We have talked about the difference between killing ants when they are invading our home and killing ants that are out where they belong. I have used the analogy that mother tigers are fierce to protect their babies, and I am sometimes fierce to protect my family.
Taking responsibility for what we use, that is important to me. Being aware of where food comes from is important to me. We live in a big city, and my children's grandparents are not farmers the way mine were. I don't know "anyone who is spiritually sound that [I] would be happy for them to take [me] and the kids stalking/bow hunting" And while my children's schools have done an exceptional job of helping our city kids learn where apples and vegetables come from, they have shied away from where meat and leather come from. I think the closest my kids have come is helping a friend who does live in the country to collect chicken eggs from the nests.
"But I see it as more harmful to allow them to, say, exclude a child, or, get into a physical fight, than any amount of pretend swordplay in which all the actual people present are being treated in friendship...."
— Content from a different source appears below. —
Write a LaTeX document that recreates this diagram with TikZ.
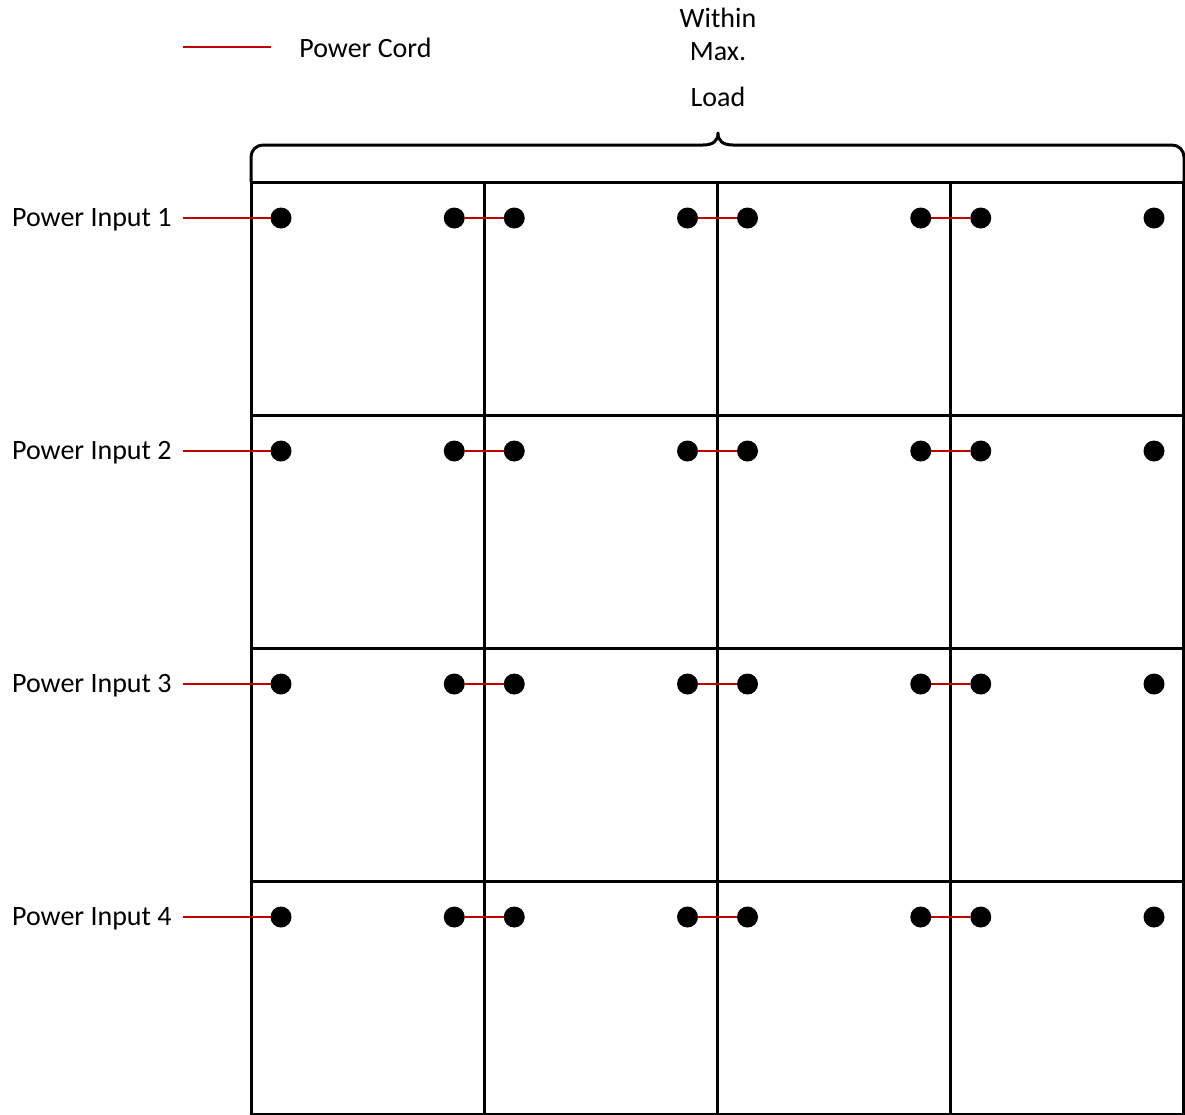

This speaks to me, and in a way it connects to my current questions about how we can enable and allow our children to feel powerful against the "bad guys" that even my sheltered children know exist. Am I engaged enough in what they are doing to offer them acceptable alternatives to killing that work in the moment, as part of the game? Or can I just keep the line at the difference between real life and make-believe?
One of our favorite parenting books, "Everyday Blessings" by Jon and Myla Kabat-Zinn, talks of children as our Zen masters, providing koans enough for a lifetime.
I don't see why it should effect the mother wether the children play bow and arrow as it is the children that are doing the "fighting" not you. Leave them to grow up and make there own decitions about it.